The request -
Transcribe the lines below verbatim, skipping the images.

Data section -
______

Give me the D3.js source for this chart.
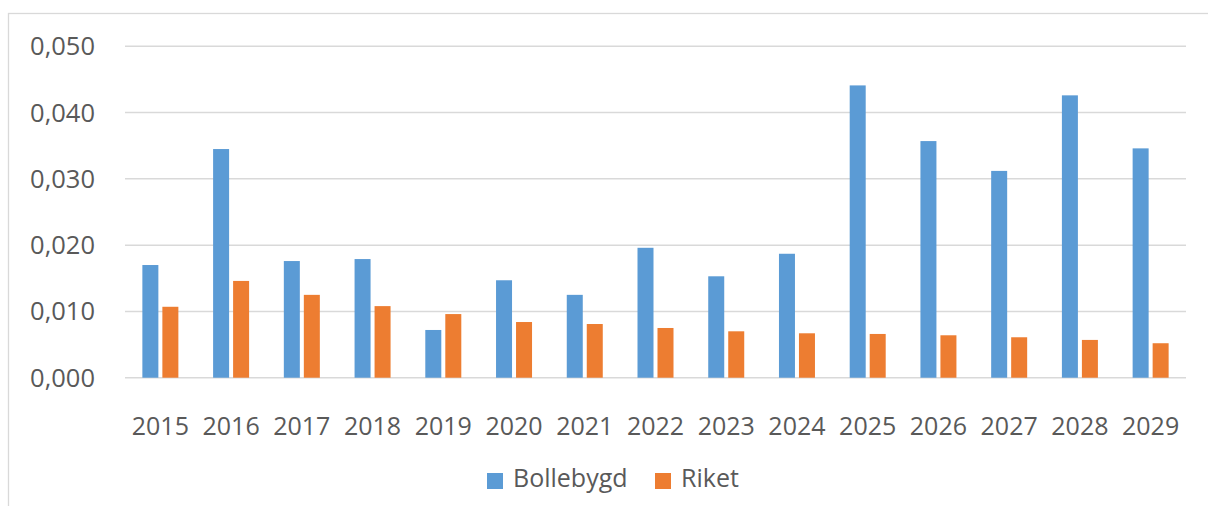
<!DOCTYPE html>
<html>
<head>
<meta charset="utf-8">
<script src="https://cdn.jsdelivr.net/npm/d3@7"></script>
<style>
  body { margin: 0; background: #fff; }
  svg { display: block; font-family: "Open Sans", sans-serif; }
</style>
</head>
<body>
<script>
//Declare DATA
const years = ['2015','2016','2017','2018','2019','2020','2021','2022','2023','2024','2025','2026','2027','2028','2029']
const bollebygd = [0.0170, 0.0345, 0.0176, 0.0179, 0.0072, 0.0147, 0.0125, 0.0196, 0.0153, 0.0187, 0.0441, 0.0357, 0.0312, 0.0426, 0.0346]
const riket = [0.0107, 0.0146, 0.0125, 0.0108, 0.0096, 0.0084, 0.0081, 0.0075, 0.0070, 0.0067, 0.0066, 0.0064, 0.0061, 0.0057, 0.0052]
const seriesNames = ['Bollebygd', 'Riket']
const yTicks = [0, 0.01, 0.02, 0.03, 0.04, 0.05]

const w = 1208
const h = 506
const colors = ['#5B9BD5', '#ED7D31']
const textColor = '#595959'

const svg = d3.select('body')
  .append('svg')
  .attr('width', w)
  .attr('height', h)

//Chart frame
svg.append('rect')
  .attr('x', 8.5)
  .attr('y', 13.5)
  .attr('width', w + 10)
  .attr('height', h + 10)
  .attr('fill', 'none')
  .attr('stroke', '#D9D9D9')
  .attr('stroke-width', 1.3)

//Scales
const xScale = d3.scaleBand()
  .domain(years)
  .range([125, 1186])

const yScale = d3.scaleLinear()
  .domain([0, 0.05])
  .range([377.7, 46.3])

const barW = 16
const gap = 4

//Gridlines
svg.append('g')
  .selectAll('line')
  .data(yTicks)
  .enter()
  .append('line')
  .attr('x1', 125)
  .attr('x2', 1186)
  .attr('y1', d => yScale(d))
  .attr('y2', d => yScale(d))
  .attr('stroke', '#D9D9D9')
  .attr('stroke-width', 1.5)

//Y axis labels
const yFormat = d => d3.format('.3f')(d).replace('.', ',')
svg.append('g')
  .selectAll('text')
  .data(yTicks)
  .enter()
  .append('text')
  .attr('x', 95)
  .attr('y', d => yScale(d) + 9)
  .attr('text-anchor', 'end')
  .attr('fill', textColor)
  .style('font-size', '25.5px')
  .text(yFormat)

//Bars
const data = years.map((y, i) => ({ year: y, values: [bollebygd[i], riket[i]] }))
const groups = svg.append('g')
  .selectAll('g')
  .data(data)
  .enter()
  .append('g')
  .attr('transform', d => 'translate(' + (xScale(d.year) + xScale.bandwidth() / 2) + ',0)')

groups.selectAll('rect')
  .data(d => d.values)
  .enter()
  .append('rect')
  .attr('x', (d, i) => i === 0 ? -(barW + gap / 2) : gap / 2)
  .attr('width', barW)
  .attr('y', d => yScale(d))
  .attr('height', d => yScale(0) - yScale(d))
  .attr('fill', (d, i) => colors[i])

//X axis labels
svg.append('g')
  .selectAll('text')
  .data(years)
  .enter()
  .append('text')
  .attr('x', d => xScale(d) + xScale.bandwidth() / 2)
  .attr('y', 435)
  .attr('text-anchor', 'middle')
  .attr('fill', textColor)
  .style('font-size', '25px')
  .text(d => d)

//Legend
const legendX = [487, 655]
const legend = svg.append('g')
  .selectAll('g')
  .data(seriesNames)
  .enter()
  .append('g')
  .attr('transform', (d, i) => 'translate(' + legendX[i] + ',473)')

legend.append('rect')
  .attr('width', 16)
  .attr('height', 16)
  .attr('fill', (d, i) => colors[i])

legend.append('text')
  .attr('x', 26)
  .attr('y', 14)
  .attr('fill', textColor)
  .style('font-size', '25px')
  .text(d => d)
</script>
</body>
</html>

______

Result for this exercise -
Give me the D3.js source for this chart.
<!DOCTYPE html>
<html>
<head>
<meta charset="utf-8">
<script src="https://cdn.jsdelivr.net/npm/d3@7"></script>
<style>
  body { margin: 0; background: #fff; }
  svg { display: block; font-family: "Open Sans", sans-serif; }
</style>
</head>
<body>
<script>
//Declare DATA
const years = ['2015','2016','2017','2018','2019','2020','2021','2022','2023','2024','2025','2026','2027','2028','2029']
const bollebygd = [0.0170, 0.0345, 0.0176, 0.0179, 0.0072, 0.0147, 0.0125, 0.0196, 0.0153, 0.0187, 0.0441, 0.0357, 0.0312, 0.0426, 0.0346]
const riket = [0.0107, 0.0146, 0.0125, 0.0108, 0.0096, 0.0084, 0.0081, 0.0075, 0.0070, 0.0067, 0.0066, 0.0064, 0.0061, 0.0057, 0.0052]
const seriesNames = ['Bollebygd', 'Riket']
const yTicks = [0, 0.01, 0.02, 0.03, 0.04, 0.05]

const w = 1208
const h = 506
const colors = ['#5B9BD5', '#ED7D31']
const textColor = '#595959'

const svg = d3.select('body')
  .append('svg')
  .attr('width', w)
  .attr('height', h)

//Chart frame
svg.append('rect')
  .attr('x', 8.5)
  .attr('y', 13.5)
  .attr('width', w + 10)
  .attr('height', h + 10)
  .attr('fill', 'none')
  .attr('stroke', '#D9D9D9')
  .attr('stroke-width', 1.3)

//Scales
const xScale = d3.scaleBand()
  .domain(years)
  .range([125, 1186])

const yScale = d3.scaleLinear()
  .domain([0, 0.05])
  .range([377.7, 46.3])

const barW = 16
const gap = 4

//Gridlines
svg.append('g')
  .selectAll('line')
  .data(yTicks)
  .enter()
  .append('line')
  .attr('x1', 125)
  .attr('x2', 1186)
  .attr('y1', d => yScale(d))
  .attr('y2', d => yScale(d))
  .attr('stroke', '#D9D9D9')
  .attr('stroke-width', 1.5)

//Y axis labels
const yFormat = d => d3.format('.3f')(d).replace('.', ',')
svg.append('g')
  .selectAll('text')
  .data(yTicks)
  .enter()
  .append('text')
  .attr('x', 95)
  .attr('y', d => yScale(d) + 9)
  .attr('text-anchor', 'end')
  .attr('fill', textColor)
  .style('font-size', '25.5px')
  .text(yFormat)

//Bars
const data = years.map((y, i) => ({ year: y, values: [bollebygd[i], riket[i]] }))
const groups = svg.append('g')
  .selectAll('g')
  .data(data)
  .enter()
  .append('g')
  .attr('transform', d => 'translate(' + (xScale(d.year) + xScale.bandwidth() / 2) + ',0)')

groups.selectAll('rect')
  .data(d => d.values)
  .enter()
  .append('rect')
  .attr('x', (d, i) => i === 0 ? -(barW + gap / 2) : gap / 2)
  .attr('width', barW)
  .attr('y', d => yScale(d))
  .attr('height', d => yScale(0) - yScale(d))
  .attr('fill', (d, i) => colors[i])

//X axis labels
svg.append('g')
  .selectAll('text')
  .data(years)
  .enter()
  .append('text')
  .attr('x', d => xScale(d) + xScale.bandwidth() / 2)
  .attr('y', 435)
  .attr('text-anchor', 'middle')
  .attr('fill', textColor)
  .style('font-size', '25px')
  .text(d => d)

//Legend
const legendX = [487, 655]
const legend = svg.append('g')
  .selectAll('g')
  .data(seriesNames)
  .enter()
  .append('g')
  .attr('transform', (d, i) => 'translate(' + legendX[i] + ',473)')

legend.append('rect')
  .attr('width', 16)
  .attr('height', 16)
  .attr('fill', (d, i) => colors[i])

legend.append('text')
  .attr('x', 26)
  .attr('y', 14)
  .attr('fill', textColor)
  .style('font-size', '25px')
  .text(d => d)
</script>
</body>
</html>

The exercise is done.